Fiddler on the Roof (屋根の上のヴァイオリン弾き)

Archives:「屋根の上のヴァイオリン弾き」(Fiddler on the Roof)

27 February 2006 (Mon), Tokyo

Much-revived Japanese-language version of the Broadway hit. Ichimura Masachika takes over as the fourth Tevye, a role still associated with the definitive Morishige Hisaya (who I saw 20 years ago). I remember Morishige as a gruff, commanding presence who pretty much molded the part to his own personality, not so much acting Tevye as simply playing himself. It worked perfectly in the Japanese context, which is more like a family drama than a broader tale of how to preserve tradition in a changing world.

Ichimura takes a broader path, going for the comedy however he can get it. It seems more a “performance” than Morishige’s natural presentation. I’m not sure if this is his take or the director’s. For example, in the bar scene leading to “To Life”, Lazar Wolf would only fill Tevye’s glass slightly, indicating that he is being stingy with the liquor. That’s not the image I recall from the original and doesn’t feel right given that Lazar is asking Tevye for his daughter’s hand in marriage. That would seem the director’s fault. But Ichimura drags out the joke by looking at the glass and muttering “kechi” (cheapskate) under his breath – several times. He was guilty of such belabored moments on numerous occasions, which became very tiresome at times. He also had a strange take on the “On the other hand…” monologues. At the same time, his singing was strong, and he did dominate the show as any Tevye should. But I wish the director had reined him in a bit more. Actually, a lot more.
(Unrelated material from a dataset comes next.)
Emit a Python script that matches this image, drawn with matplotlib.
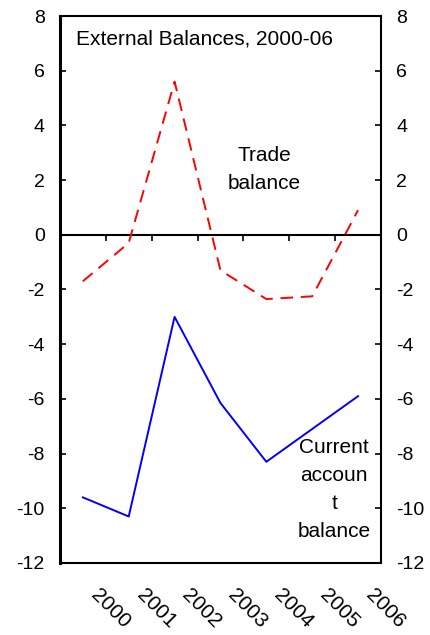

The most curious aspect of the production is the shift in focus. I would have thought that the theme of tradition versus change would have been a perfect match for Japanese viewers – actually I couldn’t imagine how this could even have been avoided since it is so explicit. But the Japanese creators refashion this as a story of family love, attempting to show a purity of heart that they say Japan is in danger of losing. The lyrics have been revamped considerably in spirit, though it’s not clear in some cases whether this was reinterpretation or simply misinterpretation. “Matchmaker”, for one, was a breathtakingly bad translation, with none of the humor of the original; I seriously wonder if the translator understood it, as simple as it seems. More interesting, though, was “Do You Love Me?” In the original, the lyrics go:

“Do you love me?”

      “Do I love him?…

       For twenty-five years, my bed is his.

       If that’s not love, what is?”

       “Then you love me?”

       “I suppose I do.”

      “And I suppose I love you too.”

The confession here is almost begrudging but very charming for that, as if these two, almost like teenagers, are still somewhat embarrassed to speak openly about their feelings. They still have a foot in the old rule-bound world, afraid or unable to move fully along the freer path being taken by their daughters. To me, this seemed very Japanese in that it conveyed a feeling without actually saying it, and I would have guessed that this would have translated very well. In Japan, however, the lyrics are the polar opposite:

“愛しているかい?”  (Do you love me?)

“どうかしら?  (Hmm…)

長い年月を一緒に  (For all these many years)

喜びや悲しみを分けあってきた (We’ve shared joy and sadness)

二人よ (The two of us)

これがほんとの愛” (That is true love)

“愛しているかい?” (So you love me?)

“愛しているわ” (I do love you.)

“愛しているよ、俺も” (And I love you too.)

Here the husband and wife are pouring out their feelings sincerely, which changes the dynamics of the scene considerably. I suppose it is a valid approach, though it seems to go against character for both Tevye and Golde. More than this, it strips away the number’s humor in exchange for mush. For me, this symbolized the problem with the show as a whole.

In the souvenir program, the producer and director both say outright that they see the show’s theme as love among couples, families, communities and friends, and there’s nary a mention of tradition as even a minor theme. I think that they’ve missed the point and that the show is much deeper. But it’s hard to argue with success: the theatre was sold out (I was lucky to get cancellations a week earlier), and the audience – very old, very female – seemed to laugh and cry in all the right spots. I did see an English-language tour starring Topol in Tokyo many years back that seemed to go over quite well, and I’m curious to see how audiences would react to a Japanese version directed in American or Western style. But that’s just not going to happen.